Despite some important policy initiatives, such as country-by-country reporting, developed through the OECD and G7 sponsored Base Erosion and Profit Shifting project the problem of tax avoidance persists. More comprehensive solutions, such as unitary taxation, also exist. The work of expert activists remains extremely important. Richard Murphy’s work (including for SPERI on tax spillover analysis with Andrew Baker) and website provide useful resources. Murphy is one of the original prime movers behind the Tax Justice Network as is Sol Picciotto. Picciotto has also done important work highlighting the contribution of tax avoidance to the dark side of globalization for the International Centre for Tax and Development working paper series.
According to Seabrooke and Wigan, Brexit has changed the context in which global wealth chains will enable wealth protection.
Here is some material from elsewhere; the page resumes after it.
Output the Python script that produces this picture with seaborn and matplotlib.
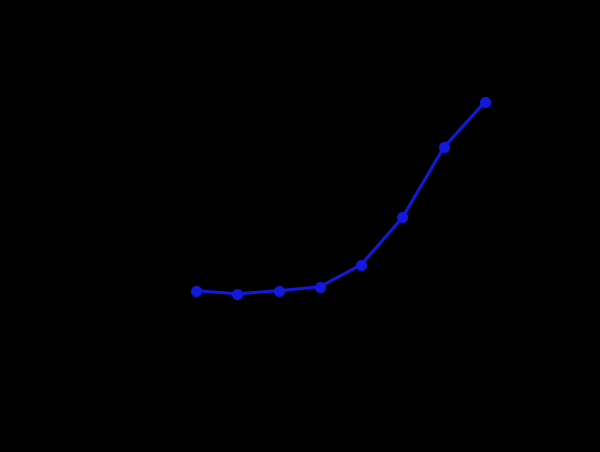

Like all countries, the UK confronts a tension between motives to ensure that taxes are collected, the tax base is maintained and a general commitment to the tax system is reproduced amongst citizenry, and the divisive inter-governmental tendency to try to attract corporate investment in ways that also facilitate dubious practices for the reporting of corporate income. Brexit creates more pressure for the UK to engage in tax competition and to augment its tax haven status. Britain is set to leave the European Union at a time when it has become increasingly obvious that a problem like tax avoidance can only be addressed collectively.
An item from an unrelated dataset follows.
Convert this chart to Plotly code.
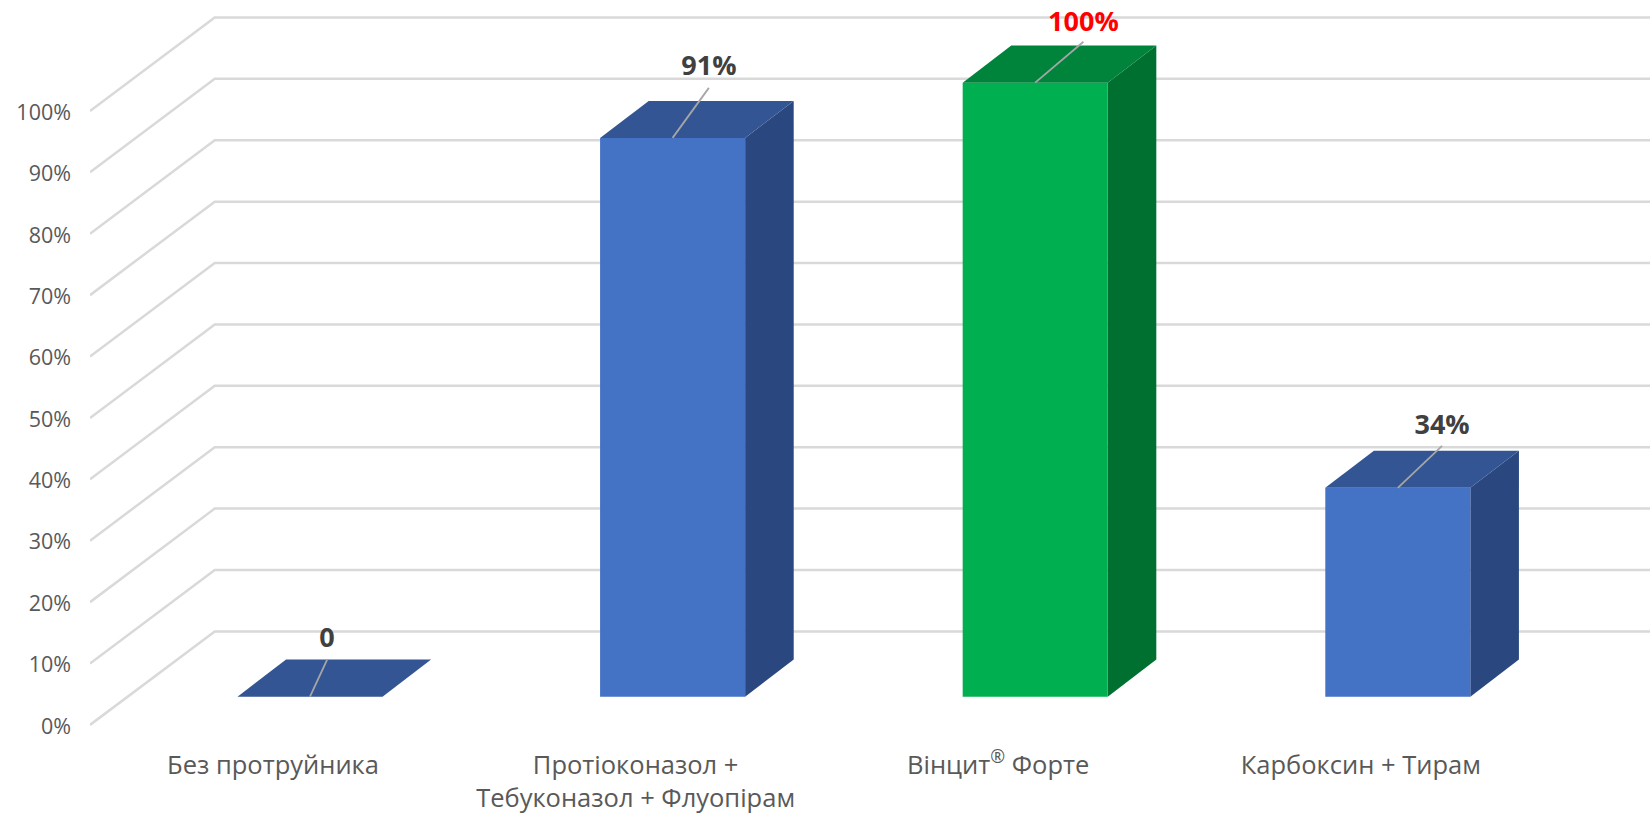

The European Union is the basis for a unitary tax solution to corporate tax avoidance termed the Common Consolidated Corporate Tax Base (CCCTB), which was relaunched in 2017. It is perhaps ironic that the main sponsor of the CCCTB has been the European Commission rather than the European Parliament or member states. Some on both the left and right argue that Brexit is a response to the lack of democratic accountability in Europe. At the same time, if Brexit is an attempt to return sovereignty to the UK one must ask sovereignty for whom? This returns us to Berry’s ‘undemocracy’. Wealth capture requires also a capture of the common sense of economics and of policy. Continued tax avoidance within a financialised system encourages the shifting of tax onto the income of employees and onto VAT. Corporations, meanwhile, benefit from roads, utilities, and an educated and healthy workforce that they resist paying for (whilst claiming that wealth creation produces the wages that pay for these – a point that easily reverses – the labour of workers creates the scope for wealth that is captured without paying a share). In a strange sense the distance of the Commission has enabled it to support the CCCTB and take the position of all citizens in ways individual states have been reluctant to do, though as the Diem25 movement makes clear, reform in Europe is still important.
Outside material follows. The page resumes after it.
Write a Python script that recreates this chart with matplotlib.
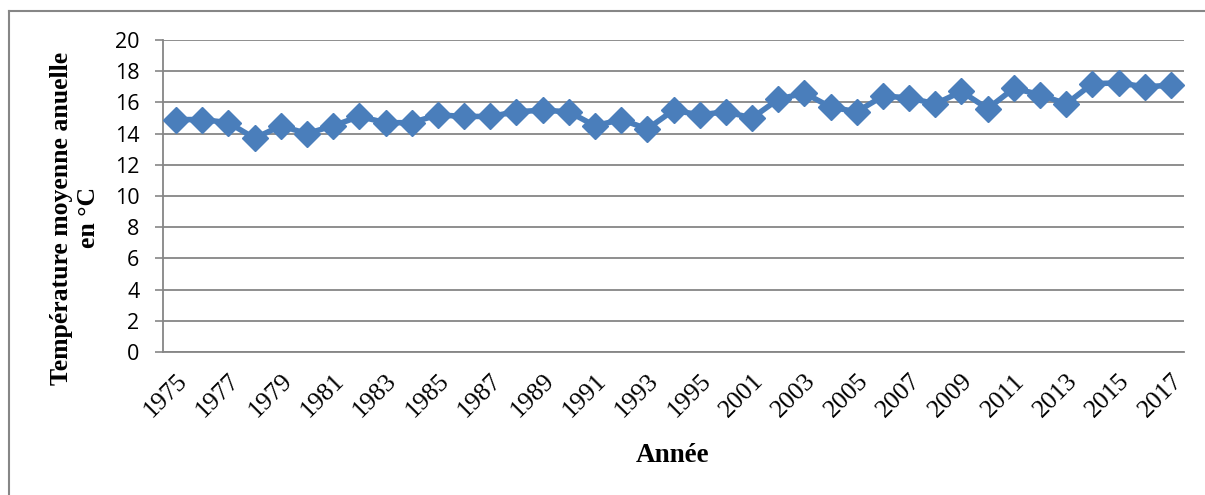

Once the initial furore surrounding the general election subsides Brexit will once again emerge as a fundamental issue. It is important to realise that Brexit must eventually mean something beyond the meaningless mantra of self-referentiality and aspirations to get the best deal. Tax competition between states that enables tax avoidance by multinational enterprises in particular is economically harmful and undermines the legitimacy of the state. How this is addressed will be in many ways a barometer for the contemporary nature of the state.